The Divergence (XLF vs. KRE): The Regional Banking ETF (KRE) collapsed nearly 30% in weeks. XLF, however, fell far less (roughly 10-15%) and recovered much faster.
The Lesson: This event highlighted the safety of "Too Big to Fail." Investors pulled money out of small regional banks and deposited it into the mega-cap giants held by XLF (JPMorgan, Bank of America). XLF proved to be a safer, more resilient vehicle than pure banking ETFs during a liquidity crisis.
❓ FAQ: Common Questions Regarding XLF
XLF vs. VFH: Which is better?
XLF (SPDR) is more concentrated (approx. 70 holdings) and only includes S&P 500 companies. VFH (Vanguard) is much broader (300+ holdings), including small and mid-cap banks. XLF is preferred for liquidity and trading; VFH is better for broad sector exposure.

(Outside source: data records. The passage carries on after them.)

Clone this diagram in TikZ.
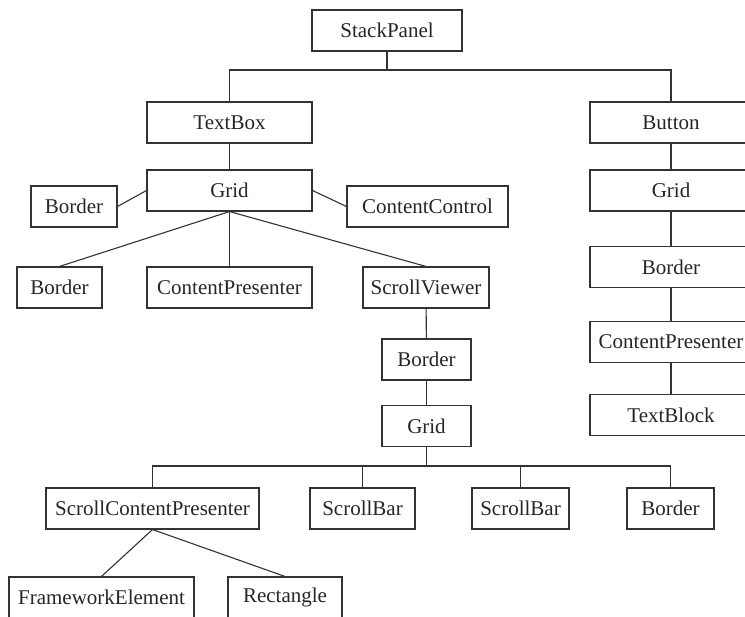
\documentclass[tikz,border=0pt]{standalone}
\usepackage{fontspec}
\setmainfont{Liberation Serif}
\usepackage{tikz}
\usetikzlibrary{positioning}

\begin{document}
\begin{tikzpicture}[
  x=1pt, y=-1pt,
  every node/.style={font=\fontsize{21}{25}\selectfont, text=black!85},
  box/.style = {draw=black!80, line width=1.1pt, inner sep=0pt, minimum height=41pt},
  link/.style = {draw=black!80, line width=1.1pt}
  ]
	\clip (0,0) rectangle (745,617);
	\fill[white] (0,0) rectangle (745,617);

	\node[box, minimum width=150pt] (stack) at (387,30.5) {StackPanel};
	\node[box, minimum width=165pt] (textbox) at (229.5,122.5) {TextBox};
	\node[box, minimum width=162pt] (button) at (671,122.5) {Button};

	\node[box, minimum width=165pt] (grid) at (229.5,190.5) {Grid};
	\node[box, minimum width=86pt] (gborder) at (74,206.5) {Border};
	\node[box, minimum width=161pt] (gcontrol) at (427.5,206.5) {ContentControl};
	\node[box, minimum width=85pt] (border) at (59.5,287.5) {Border};
	\node[box, minimum width=165pt] (presenter) at (229.5,287.5) {ContentPresenter};
	\node[box, minimum width=126pt] (viewer) at (426,287.5) {ScrollViewer};

	\node[box, minimum width=162pt] (bgrid) at (671,190.5) {Grid};
	\node[box, minimum width=162pt] (bborder) at (671,267) {Border};
	\node[box, minimum width=162pt] (bpresenter) at (671,342) {ContentPresenter};
	\node[box, minimum width=162pt] (textblock) at (671,415) {TextBlock};

	\node[box, minimum width=89pt] (vborder) at (426.5,359.5) {Border};
	\node[box, minimum width=89pt] (vgrid) at (426.5,426) {Grid};

	\node[box, minimum width=213pt] (scp) at (152.5,508.5) {ScrollContentPresenter};
	\node[box, minimum width=105pt] (bar1) at (362.5,508.5) {ScrollBar};
	\node[box, minimum width=97pt] (bar2) at (520.5,508.5) {ScrollBar};
	\node[box, minimum width=87pt] (vborder2) at (670.5,508.5) {Border};

	\node[box, minimum width=185pt] (element) at (101.5,597.5) {FrameworkElement};
	\node[box, minimum width=114pt] (rect) at (285,597.5) {Rectangle};

	\coordinate (@top) at (387,70);
	\coordinate (@bar) at (426.5,466);

	\draw[link] (stack.south) -- (@top) -| (textbox.north);
	\draw[link] (@top) -| (button.north);
	\draw[link] (textbox) -- (grid);
	\draw[link] (gborder.east) -- (grid.west);
	\draw[link] (grid.east) -- (gcontrol.west);
	\draw[link] (grid.south) -- (border.north);
	\draw[link] (grid.south) -- (presenter.north);
	\draw[link] (grid.south) -- (viewer.north);

	\draw[link] (button) -- (bgrid);
	\draw[link] (bgrid) -- (bborder);
	\draw[link] (bborder) -- (bpresenter);
	\draw[link] (bpresenter) -- (textblock);

	\draw[link] (viewer) -- (vborder);
	\draw[link] (vborder) -- (vgrid);
	\draw[link] (vgrid.south) -- (@bar) -| (scp.north);
	\draw[link] (@bar) -| (vborder2.north);
	\draw[link] (bar1.north) |- (@bar);
	\draw[link] (bar2.north) |- (@bar);

	\draw[link] (scp.south) -- (element.north);
	\draw[link] (scp.south) -- (rect.north);

\end{tikzpicture}
\end{document}
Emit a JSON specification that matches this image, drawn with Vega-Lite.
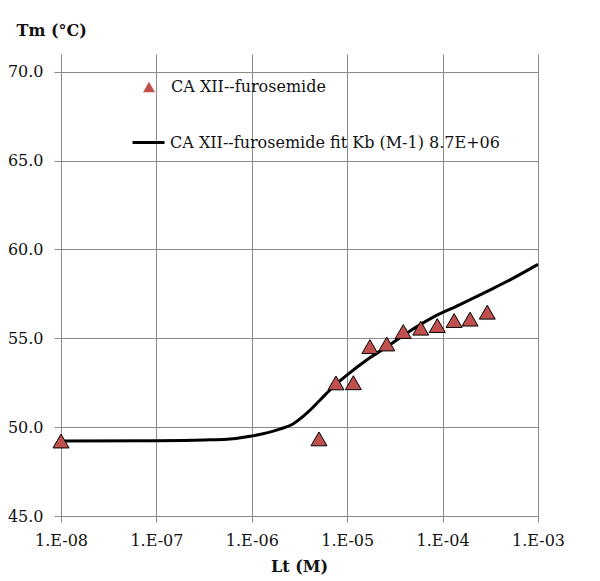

Does XLF include Real Estate?
No. Not since 2016. If you want exposure to REITs (Real Estate Investment Trusts), you must buy the XLRE ETF. XLF focuses strictly on financial institutions.
Is XLF a good dividend stock?
Yes. It typically offers a yield (around 1.5% - 2.0%) that is competitive with the broader market. Financials have a long tradition of returning capital to shareholders via dividends and buybacks, especially after passing annual Fed Stress Tests.